Collected material ->
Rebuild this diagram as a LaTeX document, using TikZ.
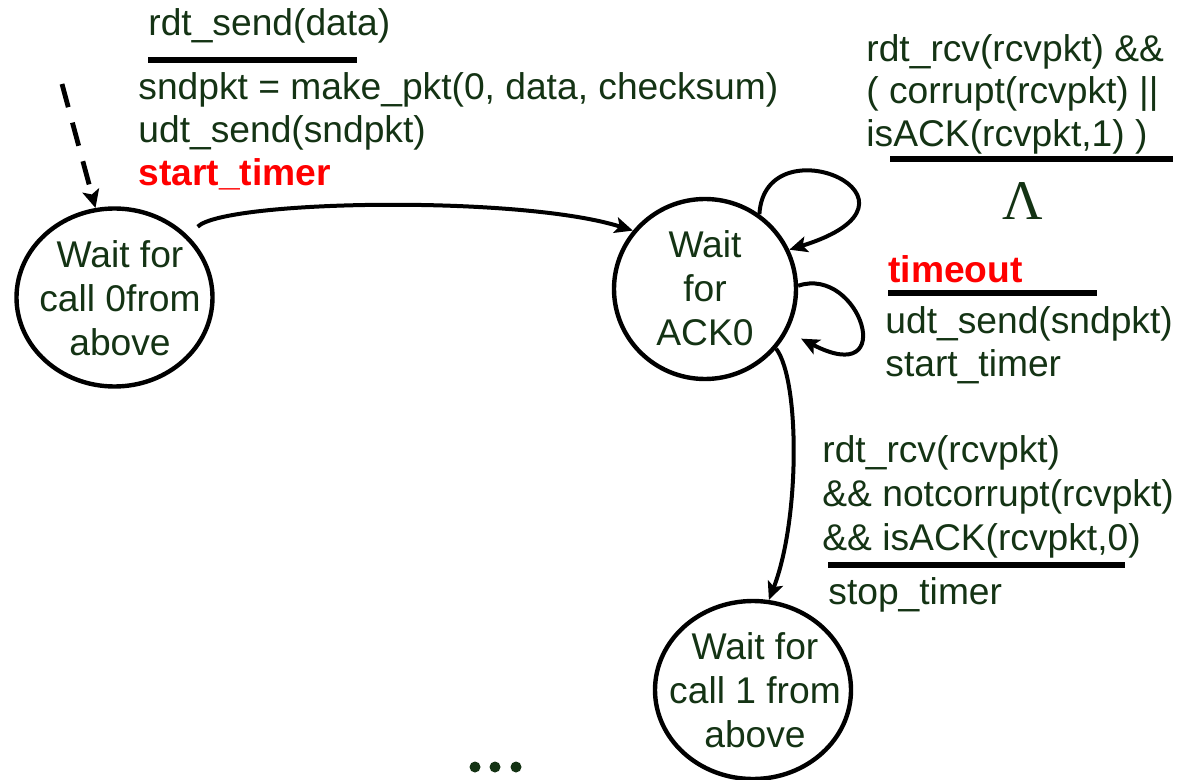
\documentclass[tikz,border=0pt]{standalone}
\usepackage{fontspec}
\setmainfont{Liberation Sans}
\newfontfamily\serifL{Liberation Serif}
\usetikzlibrary{arrows.meta,shapes.geometric}
\definecolor{dkg}{RGB}{20,51,20}
\newcommand{\fsz}{\fontsize{18.6}{22}\selectfont}
\begin{document}
\begin{tikzpicture}[x=0.5pt,y=-0.5pt,
 state/.style={draw, ellipse, line width=2.2pt, inner sep=0pt},
 stext/.style={align=center, inner sep=0pt, text=dkg, font=\fsz},
 lbl/.style={anchor=base west, inner sep=0pt, text=dkg, font=\fsz},
 redlbl/.style={anchor=base west, inner sep=0pt, text=red, font=\fsz\bfseries},
 bar/.style={line width=2.8pt},
 arr/.style={line width=2pt, -{Stealth[length=9pt,width=8pt,inset=2pt]}},
 dasharr/.style={line width=2.4pt, dash pattern=on 12pt off 8pt, -{Stealth[length=9pt,width=8.5pt,inset=2pt]}},
]
\useasboundingbox (0,0) rectangle (1182,780);

% states
\node[state, minimum width=98pt, minimum height=89pt] (s0) at (114.5,297.5) {};
\node[stext] (s0t) at (120,298) {Wait for\\call 0from\\above};
\node[state, minimum width=91pt, minimum height=90pt] (s1) at (705,289) {};
\node[stext] (s1t) at (705,288) {Wait\\for\\ACK0};
\node[state, minimum width=98pt, minimum height=89pt] (s2) at (753,690) {};
\node[stext] (s2t) at (755,690.4) {Wait for\\call 1 from\\above};

% top-left label
\node[lbl] (a1) at (148,36) {rdt\_send(data)};
\draw[bar] (148,60) -- (357,60);
\node[lbl] (a2) at (138,100) {sndpkt = make\_pkt(0, data, checksum)};
\node[lbl] (a3) at (138,143) {udt\_send(sndpkt)};
\node[redlbl] (a4) at (138,186) {start\_timer};

% top-right label
\node[lbl] (b1) at (866,62) {rdt\_rcv(rcvpkt) \&\&};
\node[lbl] (b2) at (866,104) {( corrupt(rcvpkt) ||};
\node[lbl] (b3) at (866,147) {isACK(rcvpkt,1) )};
\draw[bar] (890,159) -- (1173,159);
\node[text=dkg, font=\serifL\fontsize{28}{28}\selectfont, anchor=base, inner sep=0pt] (lam) at (1023,220) {Λ};

% timeout label
\node[redlbl] (c1) at (888,283) {timeout};
\draw[bar] (888,293) -- (1097,293);
\node[lbl] (c2) at (885,334) {udt\_send(sndpkt)};
\node[lbl] (c3) at (885,377) {start\_timer};

% bottom-right label
\node[lbl] (d1) at (822,462) {rdt\_rcv(rcvpkt)};
\node[lbl] (d2) at (822,506) {\&\& notcorrupt(rcvpkt)};
\node[lbl] (d3) at (822,550) {\&\& isACK(rcvpkt,0)};
\draw[bar] (828,565) -- (1125,565);
\node[lbl] (d4) at (828,604) {stop\_timer};

% dots
\fill[dkg] (475,767) circle (2.75pt);
\fill[dkg] (495,767) circle (2.75pt);
\fill[dkg] (516,767) circle (2.75pt);

% connectors
\coordinate (init) at (62,84);
\draw[dasharr] (init) -- (s0.102);
\draw[arr] ([xshift=4.75pt,yshift=4.5pt]s0.40) .. controls (225,200) and (520,195) .. (s1.141);
\draw[arr] (s1.54) .. controls (765,120) and (950,200) .. (s1.25);
\draw[arr] (s1.2) .. controls (860,265) and (900,390) .. ([xshift=7pt,yshift=-3pt]s1.-28);
\draw[arr] (s1.-40) .. controls (800,380) and (800,520) .. (s2.80);
\end{tikzpicture}
\end{document}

Short exercise ->
Reproduce the whole listing word for word, setting aside any pictures.

Solution to the exercise ->
Rebuild this diagram as a LaTeX document, using TikZ.
\documentclass[tikz,border=0pt]{standalone}
\usepackage{fontspec}
\setmainfont{Liberation Sans}
\newfontfamily\serifL{Liberation Serif}
\usetikzlibrary{arrows.meta,shapes.geometric}
\definecolor{dkg}{RGB}{20,51,20}
\newcommand{\fsz}{\fontsize{18.6}{22}\selectfont}
\begin{document}
\begin{tikzpicture}[x=0.5pt,y=-0.5pt,
 state/.style={draw, ellipse, line width=2.2pt, inner sep=0pt},
 stext/.style={align=center, inner sep=0pt, text=dkg, font=\fsz},
 lbl/.style={anchor=base west, inner sep=0pt, text=dkg, font=\fsz},
 redlbl/.style={anchor=base west, inner sep=0pt, text=red, font=\fsz\bfseries},
 bar/.style={line width=2.8pt},
 arr/.style={line width=2pt, -{Stealth[length=9pt,width=8pt,inset=2pt]}},
 dasharr/.style={line width=2.4pt, dash pattern=on 12pt off 8pt, -{Stealth[length=9pt,width=8.5pt,inset=2pt]}},
]
\useasboundingbox (0,0) rectangle (1182,780);

% states
\node[state, minimum width=98pt, minimum height=89pt] (s0) at (114.5,297.5) {};
\node[stext] (s0t) at (120,298) {Wait for\\call 0from\\above};
\node[state, minimum width=91pt, minimum height=90pt] (s1) at (705,289) {};
\node[stext] (s1t) at (705,288) {Wait\\for\\ACK0};
\node[state, minimum width=98pt, minimum height=89pt] (s2) at (753,690) {};
\node[stext] (s2t) at (755,690.4) {Wait for\\call 1 from\\above};

% top-left label
\node[lbl] (a1) at (148,36) {rdt\_send(data)};
\draw[bar] (148,60) -- (357,60);
\node[lbl] (a2) at (138,100) {sndpkt = make\_pkt(0, data, checksum)};
\node[lbl] (a3) at (138,143) {udt\_send(sndpkt)};
\node[redlbl] (a4) at (138,186) {start\_timer};

% top-right label
\node[lbl] (b1) at (866,62) {rdt\_rcv(rcvpkt) \&\&};
\node[lbl] (b2) at (866,104) {( corrupt(rcvpkt) ||};
\node[lbl] (b3) at (866,147) {isACK(rcvpkt,1) )};
\draw[bar] (890,159) -- (1173,159);
\node[text=dkg, font=\serifL\fontsize{28}{28}\selectfont, anchor=base, inner sep=0pt] (lam) at (1023,220) {Λ};

% timeout label
\node[redlbl] (c1) at (888,283) {timeout};
\draw[bar] (888,293) -- (1097,293);
\node[lbl] (c2) at (885,334) {udt\_send(sndpkt)};
\node[lbl] (c3) at (885,377) {start\_timer};

% bottom-right label
\node[lbl] (d1) at (822,462) {rdt\_rcv(rcvpkt)};
\node[lbl] (d2) at (822,506) {\&\& notcorrupt(rcvpkt)};
\node[lbl] (d3) at (822,550) {\&\& isACK(rcvpkt,0)};
\draw[bar] (828,565) -- (1125,565);
\node[lbl] (d4) at (828,604) {stop\_timer};

% dots
\fill[dkg] (475,767) circle (2.75pt);
\fill[dkg] (495,767) circle (2.75pt);
\fill[dkg] (516,767) circle (2.75pt);

% connectors
\coordinate (init) at (62,84);
\draw[dasharr] (init) -- (s0.102);
\draw[arr] ([xshift=4.75pt,yshift=4.5pt]s0.40) .. controls (225,200) and (520,195) .. (s1.141);
\draw[arr] (s1.54) .. controls (765,120) and (950,200) .. (s1.25);
\draw[arr] (s1.2) .. controls (860,265) and (900,390) .. ([xshift=7pt,yshift=-3pt]s1.-28);
\draw[arr] (s1.-40) .. controls (800,380) and (800,520) .. (s2.80);
\end{tikzpicture}
\end{document}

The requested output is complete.